A dare i numeri su quante siano le nuove cittadinanze è poi Fondazione ISMU, che sottolinea come, lo scorso anno, con un dato ancora di fatto provvisorio, le acquisizioni sono state 217.117. Un dato importante che, per il terzo anno consecutivo, vede superare le 200mila persone che hanno ricevuto, dopo lunga attesa, la cittadinanza italiana.

Stando ai dati Istat 2023, di cui vi è una maggiore analisi della composizione, nella maggior parte di casi (48%) si tratta di nuove e nuovi italiani che sono diventati tali perché almeno uno dei genitori è diventato italiano, oppure di neomaggiorenni che sono nati e vissuti in maniera continuativa in Italia e che al 18esimo anno hanno fatto richiesta, oppure ancora sono persone discendenti da cittadini italiani, che hanno ottenuto cittadinanza attraverso lo ius sanguinis.

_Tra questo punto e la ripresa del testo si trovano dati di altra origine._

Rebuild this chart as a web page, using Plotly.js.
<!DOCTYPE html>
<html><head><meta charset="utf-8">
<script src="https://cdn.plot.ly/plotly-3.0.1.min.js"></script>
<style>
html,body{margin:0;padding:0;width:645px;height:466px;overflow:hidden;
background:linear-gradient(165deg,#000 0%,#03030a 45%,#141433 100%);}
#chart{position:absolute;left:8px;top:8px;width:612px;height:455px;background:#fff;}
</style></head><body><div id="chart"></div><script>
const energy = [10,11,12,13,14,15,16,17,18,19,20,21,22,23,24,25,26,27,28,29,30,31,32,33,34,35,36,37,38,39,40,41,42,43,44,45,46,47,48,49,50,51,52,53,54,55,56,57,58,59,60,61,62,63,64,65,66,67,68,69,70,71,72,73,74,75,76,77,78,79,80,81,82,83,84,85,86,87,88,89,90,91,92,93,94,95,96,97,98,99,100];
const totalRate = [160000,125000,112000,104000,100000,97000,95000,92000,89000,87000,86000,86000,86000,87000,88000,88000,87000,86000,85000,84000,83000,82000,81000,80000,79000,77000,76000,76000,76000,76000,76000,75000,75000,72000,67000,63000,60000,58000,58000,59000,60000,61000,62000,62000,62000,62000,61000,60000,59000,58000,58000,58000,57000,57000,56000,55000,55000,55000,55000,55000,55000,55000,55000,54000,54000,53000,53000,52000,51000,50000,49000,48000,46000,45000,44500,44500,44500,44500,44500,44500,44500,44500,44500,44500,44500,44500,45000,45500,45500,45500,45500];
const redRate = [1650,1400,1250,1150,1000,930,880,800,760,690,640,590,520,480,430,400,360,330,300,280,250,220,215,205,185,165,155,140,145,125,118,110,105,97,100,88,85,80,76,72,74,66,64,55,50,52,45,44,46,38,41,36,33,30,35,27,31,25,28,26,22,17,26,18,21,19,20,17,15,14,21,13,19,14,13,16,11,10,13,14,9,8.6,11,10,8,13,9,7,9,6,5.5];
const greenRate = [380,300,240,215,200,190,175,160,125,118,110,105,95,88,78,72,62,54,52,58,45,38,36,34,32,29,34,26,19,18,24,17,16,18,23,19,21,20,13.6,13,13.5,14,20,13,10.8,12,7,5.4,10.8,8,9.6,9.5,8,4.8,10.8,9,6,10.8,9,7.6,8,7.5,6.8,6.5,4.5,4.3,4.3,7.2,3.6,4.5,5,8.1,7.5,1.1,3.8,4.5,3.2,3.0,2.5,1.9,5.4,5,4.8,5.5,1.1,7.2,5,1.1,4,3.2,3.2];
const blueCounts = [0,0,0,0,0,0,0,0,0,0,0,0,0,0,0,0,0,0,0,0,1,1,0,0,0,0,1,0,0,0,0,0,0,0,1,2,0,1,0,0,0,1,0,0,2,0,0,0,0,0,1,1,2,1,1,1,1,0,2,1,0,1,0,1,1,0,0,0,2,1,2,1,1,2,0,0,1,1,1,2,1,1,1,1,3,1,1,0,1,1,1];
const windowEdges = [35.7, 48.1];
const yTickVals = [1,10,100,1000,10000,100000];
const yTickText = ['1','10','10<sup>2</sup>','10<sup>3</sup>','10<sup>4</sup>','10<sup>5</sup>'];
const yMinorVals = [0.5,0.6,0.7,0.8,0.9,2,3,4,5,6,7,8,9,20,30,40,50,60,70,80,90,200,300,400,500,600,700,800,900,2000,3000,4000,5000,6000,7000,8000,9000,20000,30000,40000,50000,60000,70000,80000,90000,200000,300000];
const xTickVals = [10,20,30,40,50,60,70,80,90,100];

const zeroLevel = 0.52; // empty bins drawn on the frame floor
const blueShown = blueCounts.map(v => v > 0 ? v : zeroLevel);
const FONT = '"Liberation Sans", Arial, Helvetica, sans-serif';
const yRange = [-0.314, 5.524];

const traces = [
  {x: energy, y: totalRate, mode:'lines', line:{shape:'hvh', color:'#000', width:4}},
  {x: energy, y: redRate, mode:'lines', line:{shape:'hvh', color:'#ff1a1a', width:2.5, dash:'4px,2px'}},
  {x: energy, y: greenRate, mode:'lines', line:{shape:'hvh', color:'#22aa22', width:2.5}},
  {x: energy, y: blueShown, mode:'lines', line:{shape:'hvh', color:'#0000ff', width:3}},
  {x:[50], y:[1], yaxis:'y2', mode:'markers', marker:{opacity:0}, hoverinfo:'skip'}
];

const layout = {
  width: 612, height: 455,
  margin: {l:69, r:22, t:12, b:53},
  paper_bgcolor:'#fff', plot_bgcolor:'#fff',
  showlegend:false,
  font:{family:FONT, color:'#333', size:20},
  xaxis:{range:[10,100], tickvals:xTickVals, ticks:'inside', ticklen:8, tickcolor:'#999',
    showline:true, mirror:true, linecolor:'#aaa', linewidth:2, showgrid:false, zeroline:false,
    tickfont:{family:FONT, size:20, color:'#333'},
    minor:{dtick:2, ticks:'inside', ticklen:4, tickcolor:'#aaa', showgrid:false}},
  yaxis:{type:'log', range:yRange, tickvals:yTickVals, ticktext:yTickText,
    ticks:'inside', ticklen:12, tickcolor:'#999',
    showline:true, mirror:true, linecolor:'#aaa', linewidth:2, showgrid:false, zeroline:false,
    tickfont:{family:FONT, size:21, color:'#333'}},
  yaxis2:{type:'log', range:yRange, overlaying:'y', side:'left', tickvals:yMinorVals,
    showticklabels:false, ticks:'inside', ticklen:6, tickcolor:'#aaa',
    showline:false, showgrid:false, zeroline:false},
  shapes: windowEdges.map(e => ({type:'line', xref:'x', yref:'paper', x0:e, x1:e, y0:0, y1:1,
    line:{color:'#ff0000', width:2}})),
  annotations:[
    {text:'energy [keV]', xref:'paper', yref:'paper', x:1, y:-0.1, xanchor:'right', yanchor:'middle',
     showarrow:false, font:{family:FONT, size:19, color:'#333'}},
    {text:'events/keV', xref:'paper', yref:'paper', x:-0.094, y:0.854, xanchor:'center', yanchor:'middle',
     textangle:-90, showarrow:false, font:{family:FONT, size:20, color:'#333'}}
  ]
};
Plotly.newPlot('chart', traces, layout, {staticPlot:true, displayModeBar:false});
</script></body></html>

A diventare cittadino o cittadina per residenza o naturalizzazione – i famosi 10 anni di residenza legale continuativa (che però ricordiamo sono 5 per i rifugiati e apolidi e 4 per i comunitari, che quindi non stanno dentro al famoso conteggio) –, nel 2023 è stato il 40% delle persone che avevano fatto richiesto cittadinanza. C’è poi un restante 12% che ha acquisito la cittadinanza per aver contratto matrimonio con cittadini italiani.

Il dato che dovrebbe colpire in un paese sempre più anziano è poi che si tratta di una popolazione particolarmente giovane: il 48% ha infatti meno di 30 anni. Tra questi, chi ha fino ai 20 anni di età rappresenta la quota maggiore, il 37%.